Write the data out again exactly, dropping any images it holds.

_Stored data_:
....................
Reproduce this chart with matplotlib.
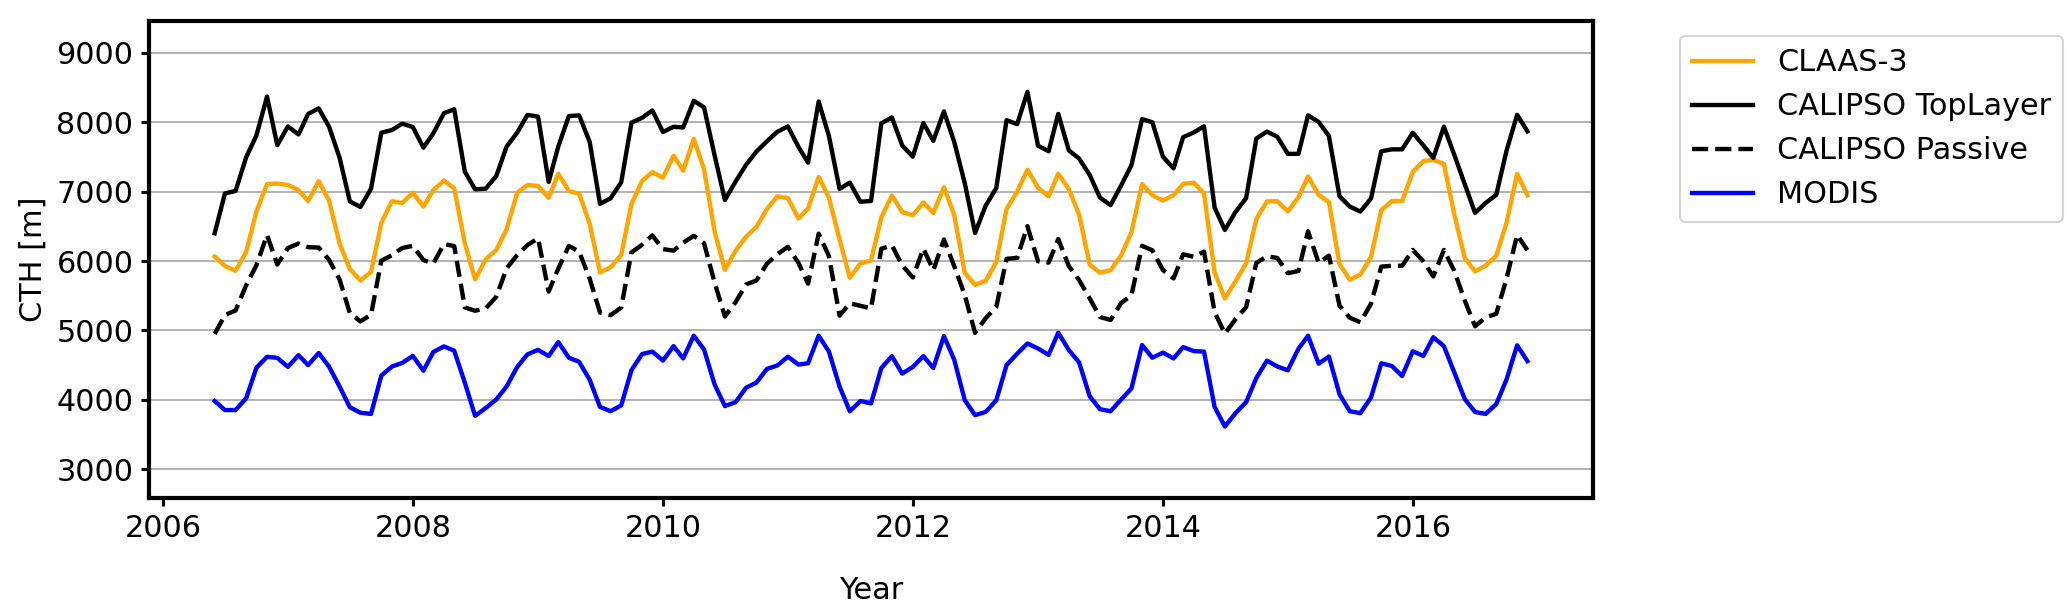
import matplotlib
matplotlib.use("Agg")
import matplotlib.pyplot as plt
import matplotlib.dates as mdates
import pandas as pd

start_month = "2006-06-01"
n_months = 127

claas3 = [6065, 5930, 5860, 6130, 6715, 7110, 7117, 7096, 7023, 6865, 7150, 6875, 6252, 5885, 5720, 5845, 6551, 6862, 6836, 6985, 6784,
          7024, 7159, 7048, 6255, 5736, 6024, 6159, 6457, 6986, 7096, 7082, 6912, 7259, 7008, 6972, 6535, 5836, 5910, 6088, 6824, 7154,
          7282, 7202, 7519, 7303, 7762, 7324, 6421, 5873, 6148, 6353, 6491, 6750, 6932, 6908, 6613, 6758, 7212, 6913, 6312, 5759, 5966,
          6007, 6628, 6945, 6707, 6660, 6844, 6693, 7064, 6667, 5831, 5656, 5715, 5987, 6750, 7000, 7316, 7056, 6932, 7259, 7038, 6668,
          5948, 5832, 5868, 6084, 6414, 7110, 6950, 6872, 6950, 7110, 7130, 6974, 5836, 5462, 5708, 5967, 6610, 6860, 6862, 6717, 6920,
          7220, 6953, 6850, 5955, 5731, 5805, 6062, 6733, 6865, 6865, 7285, 7441, 7459, 7400, 6680, 6045, 5850, 5932, 6078, 6550, 7259, 6948]

calipso_top = [6400, 6975, 7010, 7495, 7810, 8370, 7670, 7940, 7825, 8120, 8200, 7940, 7490, 6860, 6780, 7045, 7850, 7888, 7980, 7932, 7635,
               7841, 8130, 8188, 7288, 7034, 7043, 7226, 7649, 7851, 8106, 8082, 7140, 7650, 8090, 8100, 7715, 6825, 6905, 7135, 7995,
               8065, 8170, 7860, 7935, 7925, 8310, 8215, 7520, 6880, 7144, 7388, 7577, 7727, 7862, 7940, 7645, 7418, 8300, 7800, 7040,
               7130, 6855, 6865, 7985, 8070, 7667, 7504, 7990, 7732, 8157, 7719, 7120, 6405, 6798, 7052, 8031, 7973, 8438, 7662, 7582,
               8121, 7595, 7478, 7240, 6914, 6806, 7091, 7382, 8046, 8000, 7504, 7336, 7785, 7853, 7942, 6771, 6448, 6707, 6906, 7766,
               7866, 7792, 7545, 7545, 8100, 8005, 7802, 6933, 6785, 6713, 6902, 7582, 7610, 7610, 7849, 7667, 7486, 7937, 7536, 7108,
               6695, 6838, 6954, 7590, 8108, 7870]

calipso_passive = [4950, 5222, 5287, 5650, 5940, 6375, 5950, 6188, 6252, 6200, 6195, 6020, 5735, 5250, 5130, 5228, 6005, 6084, 6188, 6219, 6014,
                   5966, 6245, 6216, 5332, 5284, 5317, 5486, 5894, 6087, 6231, 6327, 5560, 5890, 6218, 6136, 5745, 5259, 5220, 5330, 6125, 6235,
                   6370, 6172, 6150, 6263, 6364, 6257, 5688, 5202, 5407, 5663, 5720, 5962, 6097, 6206, 5973, 5674, 6395, 6072, 5214, 5391, 5355,
                   5318, 6177, 6226, 5939, 5764, 6179, 5869, 6310, 5929, 5508, 4965, 5176, 5339, 6032, 6045, 6503, 5997, 5978, 6317, 5927, 5726,
                   5462, 5194, 5150, 5396, 5506, 6220, 6155, 5870, 5750, 6097, 6062, 6136, 5264, 4955, 5162, 5335, 5973, 6068, 6045, 5825, 5857,
                   6430, 5973, 6078, 5357, 5183, 5118, 5385, 5920, 5932, 5932, 6160, 5997, 5778, 6160, 5863, 5431, 5060, 5188, 5240, 5747, 6375, 6157]

modis = [3983, 3853, 3853, 4023, 4462, 4620, 4605, 4475, 4643, 4501, 4675, 4480, 4192, 3893, 3814, 3797, 4350, 4480, 4532, 4633, 4420,
         4690, 4770, 4708, 4248, 3769, 3882, 4006, 4192, 4474, 4655, 4720, 4631, 4833, 4607, 4548, 4288, 3898, 3836, 3921, 4429, 4660,
         4695, 4566, 4774, 4597, 4924, 4727, 4220, 3910, 3966, 4175, 4248, 4446, 4495, 4622, 4508, 4527, 4924, 4695, 4192, 3836, 3983,
         3949, 4457, 4630, 4378, 4474, 4630, 4460, 4918, 4580, 3994, 3780, 3825, 3994, 4501, 4664, 4812, 4740, 4648, 4967, 4717, 4540,
         4051, 3865, 3836, 4006, 4164, 4790, 4607, 4680, 4597, 4760, 4703, 4695, 3898, 3616, 3808, 3966, 4316, 4565, 4481, 4426, 4737,
         4923, 4521, 4625, 4079, 3836, 3808, 4034, 4527, 4488, 4344, 4700, 4633, 4903, 4773, 4400, 4011, 3825, 3797, 3938, 4293, 4786, 4558]

series_labels = ["CLAAS-3", "CALIPSO TopLayer", "CALIPSO Passive", "MODIS"]
y_ticks = [3000, 4000, 5000, 6000, 7000, 8000, 9000]

dates = pd.date_range(start_month, periods=n_months, freq="MS")

plt.rcParams["font.family"] = ["DejaVu Sans"]
fig = plt.figure(figsize=(2067 / 150, 615 / 150), dpi=150)
ax = fig.add_axes([0.0721, 0.1902, 0.7707 - 0.0721, 0.9659 - 0.1902])

lw = 2.1
ax.plot(dates, claas3, color="orange", lw=lw, label=series_labels[0])
ax.plot(dates, calipso_top, color="black", lw=lw, label=series_labels[1])
ax.plot(dates, calipso_passive, color="black", lw=lw, ls="--", label=series_labels[2])
ax.plot(dates, modis, color="blue", lw=lw, label=series_labels[3])

ax.set_ylim(2585, 9460)
ax.set_yticks(y_ticks)
ax.yaxis.grid(True, color="#b0b0b0", lw=0.9)
ax.set_axisbelow(True)
ax.xaxis.set_major_locator(mdates.YearLocator(2))
ax.xaxis.set_major_formatter(mdates.DateFormatter("%Y"))
ax.tick_params(labelsize=14.5, width=1.5, length=4)
for s in ax.spines.values():
    s.set_linewidth(2)

ax.set_ylabel("CTH [m]", fontsize=14.5)
ax.set_xlabel("Year", fontsize=14.5, labelpad=16)
ax.legend(loc="upper left", bbox_to_anchor=(1.05, 1), fontsize=14.5)

fig.savefig("out.png", dpi=150)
....................
_Exercise response_:
Reproduce this chart with matplotlib.
import matplotlib
matplotlib.use("Agg")
import matplotlib.pyplot as plt
import matplotlib.dates as mdates
import pandas as pd

start_month = "2006-06-01"
n_months = 127

claas3 = [6065, 5930, 5860, 6130, 6715, 7110, 7117, 7096, 7023, 6865, 7150, 6875, 6252, 5885, 5720, 5845, 6551, 6862, 6836, 6985, 6784,
          7024, 7159, 7048, 6255, 5736, 6024, 6159, 6457, 6986, 7096, 7082, 6912, 7259, 7008, 6972, 6535, 5836, 5910, 6088, 6824, 7154,
          7282, 7202, 7519, 7303, 7762, 7324, 6421, 5873, 6148, 6353, 6491, 6750, 6932, 6908, 6613, 6758, 7212, 6913, 6312, 5759, 5966,
          6007, 6628, 6945, 6707, 6660, 6844, 6693, 7064, 6667, 5831, 5656, 5715, 5987, 6750, 7000, 7316, 7056, 6932, 7259, 7038, 6668,
          5948, 5832, 5868, 6084, 6414, 7110, 6950, 6872, 6950, 7110, 7130, 6974, 5836, 5462, 5708, 5967, 6610, 6860, 6862, 6717, 6920,
          7220, 6953, 6850, 5955, 5731, 5805, 6062, 6733, 6865, 6865, 7285, 7441, 7459, 7400, 6680, 6045, 5850, 5932, 6078, 6550, 7259, 6948]

calipso_top = [6400, 6975, 7010, 7495, 7810, 8370, 7670, 7940, 7825, 8120, 8200, 7940, 7490, 6860, 6780, 7045, 7850, 7888, 7980, 7932, 7635,
               7841, 8130, 8188, 7288, 7034, 7043, 7226, 7649, 7851, 8106, 8082, 7140, 7650, 8090, 8100, 7715, 6825, 6905, 7135, 7995,
               8065, 8170, 7860, 7935, 7925, 8310, 8215, 7520, 6880, 7144, 7388, 7577, 7727, 7862, 7940, 7645, 7418, 8300, 7800, 7040,
               7130, 6855, 6865, 7985, 8070, 7667, 7504, 7990, 7732, 8157, 7719, 7120, 6405, 6798, 7052, 8031, 7973, 8438, 7662, 7582,
               8121, 7595, 7478, 7240, 6914, 6806, 7091, 7382, 8046, 8000, 7504, 7336, 7785, 7853, 7942, 6771, 6448, 6707, 6906, 7766,
               7866, 7792, 7545, 7545, 8100, 8005, 7802, 6933, 6785, 6713, 6902, 7582, 7610, 7610, 7849, 7667, 7486, 7937, 7536, 7108,
               6695, 6838, 6954, 7590, 8108, 7870]

calipso_passive = [4950, 5222, 5287, 5650, 5940, 6375, 5950, 6188, 6252, 6200, 6195, 6020, 5735, 5250, 5130, 5228, 6005, 6084, 6188, 6219, 6014,
                   5966, 6245, 6216, 5332, 5284, 5317, 5486, 5894, 6087, 6231, 6327, 5560, 5890, 6218, 6136, 5745, 5259, 5220, 5330, 6125, 6235,
                   6370, 6172, 6150, 6263, 6364, 6257, 5688, 5202, 5407, 5663, 5720, 5962, 6097, 6206, 5973, 5674, 6395, 6072, 5214, 5391, 5355,
                   5318, 6177, 6226, 5939, 5764, 6179, 5869, 6310, 5929, 5508, 4965, 5176, 5339, 6032, 6045, 6503, 5997, 5978, 6317, 5927, 5726,
                   5462, 5194, 5150, 5396, 5506, 6220, 6155, 5870, 5750, 6097, 6062, 6136, 5264, 4955, 5162, 5335, 5973, 6068, 6045, 5825, 5857,
                   6430, 5973, 6078, 5357, 5183, 5118, 5385, 5920, 5932, 5932, 6160, 5997, 5778, 6160, 5863, 5431, 5060, 5188, 5240, 5747, 6375, 6157]

modis = [3983, 3853, 3853, 4023, 4462, 4620, 4605, 4475, 4643, 4501, 4675, 4480, 4192, 3893, 3814, 3797, 4350, 4480, 4532, 4633, 4420,
         4690, 4770, 4708, 4248, 3769, 3882, 4006, 4192, 4474, 4655, 4720, 4631, 4833, 4607, 4548, 4288, 3898, 3836, 3921, 4429, 4660,
         4695, 4566, 4774, 4597, 4924, 4727, 4220, 3910, 3966, 4175, 4248, 4446, 4495, 4622, 4508, 4527, 4924, 4695, 4192, 3836, 3983,
         3949, 4457, 4630, 4378, 4474, 4630, 4460, 4918, 4580, 3994, 3780, 3825, 3994, 4501, 4664, 4812, 4740, 4648, 4967, 4717, 4540,
         4051, 3865, 3836, 4006, 4164, 4790, 4607, 4680, 4597, 4760, 4703, 4695, 3898, 3616, 3808, 3966, 4316, 4565, 4481, 4426, 4737,
         4923, 4521, 4625, 4079, 3836, 3808, 4034, 4527, 4488, 4344, 4700, 4633, 4903, 4773, 4400, 4011, 3825, 3797, 3938, 4293, 4786, 4558]

series_labels = ["CLAAS-3", "CALIPSO TopLayer", "CALIPSO Passive", "MODIS"]
y_ticks = [3000, 4000, 5000, 6000, 7000, 8000, 9000]

dates = pd.date_range(start_month, periods=n_months, freq="MS")

plt.rcParams["font.family"] = ["DejaVu Sans"]
fig = plt.figure(figsize=(2067 / 150, 615 / 150), dpi=150)
ax = fig.add_axes([0.0721, 0.1902, 0.7707 - 0.0721, 0.9659 - 0.1902])

lw = 2.1
ax.plot(dates, claas3, color="orange", lw=lw, label=series_labels[0])
ax.plot(dates, calipso_top, color="black", lw=lw, label=series_labels[1])
ax.plot(dates, calipso_passive, color="black", lw=lw, ls="--", label=series_labels[2])
ax.plot(dates, modis, color="blue", lw=lw, label=series_labels[3])

ax.set_ylim(2585, 9460)
ax.set_yticks(y_ticks)
ax.yaxis.grid(True, color="#b0b0b0", lw=0.9)
ax.set_axisbelow(True)
ax.xaxis.set_major_locator(mdates.YearLocator(2))
ax.xaxis.set_major_formatter(mdates.DateFormatter("%Y"))
ax.tick_params(labelsize=14.5, width=1.5, length=4)
for s in ax.spines.values():
    s.set_linewidth(2)

ax.set_ylabel("CTH [m]", fontsize=14.5)
ax.set_xlabel("Year", fontsize=14.5, labelpad=16)
ax.legend(loc="upper left", bbox_to_anchor=(1.05, 1), fontsize=14.5)

fig.savefig("out.png", dpi=150)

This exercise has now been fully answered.